CSR Professional? Yes, I am! : Sense-Making and Sense-Giving as Mechanisms of Professionalization in the CSR Field
|Speaker:||Charles Cho, ESSEC Business School|
|Date:||Wednesday 18 January 2017|
|Time:||14:30 - 16:00|
|Location:||Kolade Teaching Room, Building One|
The purpose of this study is to explore the professionalization strategies at work within the field of CSR in South Korea. We follow CSR actors and the micro-dynamics whereby a quasi-professional status is progressively being claimed, developed and secured. Drawing on the notions of sensemaking and sensegiving developed by Erving Goffman, we analyze the self-presentation discourses of fifty-five individuals professionally involved in the CSR field in South Korea. This analysis allows us to identify four different types of sensemaking framings, which we label “strategic corporate giving”, “social innovation”, “risk management” and finally “sustainability transition”. Findings indicate that within each of those frames CSR quasi-professionals also engaged in different sensegiving strategies. These four different sensemaking and sensegiving mechanisms imply that individuals in less stabilized fields, where there are not only one dominant manual but several related institutional areas, choose one or two of those related institutional area(s) that they are willing to take advantage of and be constrained by. This study bring three main contributions. First, it extends our understanding of professionalization and its mechanisms by unpacking the discursive strategies at work in an emergent quasi-professional field.
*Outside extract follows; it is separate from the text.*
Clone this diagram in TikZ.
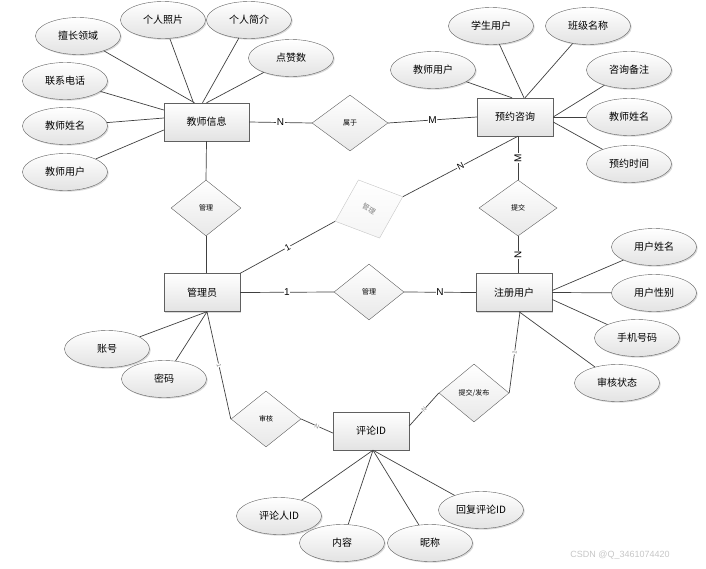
\documentclass[tikz,border=0pt]{standalone}
\usepackage{fontspec}
\setmainfont{Noto Sans CJK SC}
\newfontfamily\labfont{Liberation Sans}
\usetikzlibrary{shapes.geometric,shadows}
\tikzset{
	boxfill/.style={draw=gray!75!black, top color=white, bottom color=gray!22},
	shade/.style={drop shadow={opacity=0.3, shadow xshift=1.2pt, shadow yshift=-1.2pt}},
	ent/.style={boxfill, shade, minimum width=76pt, minimum height=38pt, inner sep=0pt, font=\fontsize{10}{12}\selectfont},
	attr/.style={ellipse, boxfill, shade, minimum width=85pt, minimum height=37pt, inner sep=0pt, font=\fontsize{10}{12}\selectfont},
	rel/.style={diamond, draw=gray!75!black, top color=white, bottom color=gray!18, minimum width=70pt, minimum height=56pt, inner sep=0pt, font=\fontsize{7}{8}\selectfont},
	con/.style={draw=black!75, line width=0.7pt},
	card/.style={fill=white, inner sep=0.6pt, font=\labfont\fontsize{10}{12}\selectfont},
	tick/.style={fill=white, inner sep=0.3pt, sloped, text=gray, font=\labfont\fontsize{6}{6}\selectfont},
}
\begin{document}
\begin{tikzpicture}[x=1pt, y=-1pt]
	\useasboundingbox (0,0) rectangle (706,568);
	\node[ent, minimum width=85pt] (ts) at (206.5,122) {教师信息};
	\node[ent] (yy) at (515,117) {预约咨询};
	\node[ent] (gly) at (202,292.5) {管理员};
	\node[ent] (zc) at (514,292.5) {注册用户};
	\node[ent] (pl) at (371,431) {评论ID};
	\node[rel, minimum width=76pt] (sy) at (350,123) {属于};
	\node[rel] (gl1) at (206,208) {管理};
	\node[rel, minimum width=78pt] (tj) at (518,208) {提交};
	\node[rel] (gl2) at (369,292) {管理};
	\node[rel] (sh) at (266,419) {审核};
	\node[rel, minimum height=58pt] (fb) at (474,393) {提交/发布};
	\node[rel, draw=gray!45, bottom color=gray!8, text=gray, rotate=20, minimum width=72pt, minimum height=62pt] (gl3) at (369,209) {\rotatebox{-50}{管理}};
	\foreach \nm/\x/\y/\txt/\e/\an/\dx/\dy in {
			a1/78/36/擅长领域/ts/north/-12/0, a2/163/20/个人照片/ts/north/-13/0,
			a3/249/20/个人简介/ts/north/-4/0, a4/291/58/点赞数/ts/north/0/0,
			a5/65/81/联系电话/ts/west/0/12, a6/65/126/教师姓名/ts/west/0/4,
			a7/65/172/教师用户/ts/west/0/-8,
			b1/433/70/教师用户/yy/north/-3/0, b2/491/26/学生用户/yy/north/9/0,
			b3/588/26/班级名称/yy/north/10/0, b4/629/70/咨询备注/yy/east/0/0,
			b5/629/117/教师姓名/yy/east/0/0, b6/629/164/预约时间/yy/east/0/-5,
			c1/107/349/账号/gly/south/5/0, c2/164/379/密码/gly/south/5/0,
			d1/654/247/用户姓名/zc/east/0/2, d2/654/293/用户性别/zc/east/0/0,
			d3/637/338/手机号码/zc/east/0/-7, d4/617/383/审核状态/zc/south/5/0,
			e1/279/516/评论人ID/pl/south/2/0, e2/342/543/内容/pl/south/2/0,
			e3/430/543/昵称/pl/south/2/0, e4/481/510/回复评论ID/pl/south/2/0}
	{
		\node[attr] (\nm) at (\x,\y) {\txt};
		\draw[con] (\nm) -- ([xshift=\dx pt, yshift=\dy pt]\e.\an);
	}
	\draw[con] (ts.east) -- node[card] {N} (sy.west);
	\draw[con] (sy.east) -- node[card] {M} (yy.west);
	\draw[con] (ts.south) -- (gl1.north);
	\draw[con] (gl1.south) -- ([xshift=4pt]gly.north);
	\draw[con] (gly.north east) -- node[card, sloped, font=\labfont\fontsize{9}{10}\selectfont] {1} (gl3.west);
	\draw[con] (gl3.east) -- node[card, sloped, font=\labfont\fontsize{9}{10}\selectfont] {N} ([xshift=3pt]yy.south);
	\draw[con] ([xshift=3pt]yy.south) -- node[card, rotate=90] {M} (tj.north);
	\draw[con] (tj.south) -- node[card, rotate=90] {N} ([xshift=4pt]zc.north);
	\draw[con] (gly.east) -- node[card] {1} (gl2.west);
	\draw[con] (gl2.east) -- node[card] {N} (zc.west);
	\draw[con] ([xshift=5pt]gly.south) -- node[tick] {1} (sh.west);
	\draw[con] (sh.east) -- node[tick] {N} ([yshift=-2pt]pl.west);
	\draw[con] ([xshift=6pt]zc.south) -- node[tick] {1} (fb.east);
	\draw[con] (fb.west) -- node[tick] {N} ([yshift=5pt]pl.east);
	\node[text=gray!45, font=\labfont\fontsize{9}{10}\selectfont] (wm) at (620,555) {CSDN @Q\_3461074420};
\end{tikzpicture}
\end{document}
Second, by mobilizing Goffman’s sensemaking and sensegiving notions, we explore the recursive interplays between micro-level inter-subjective dynamics and macro-level extra-subjective structures in this process of quasi-professionalization. Third, this study contributes to the collective exploration of “markets for virtue” (Vogel, 2007) by focusing on an empirical context – CSR in South Korea – that has rarely been investigated before and can generate interesting insights applicable to similar national contexts.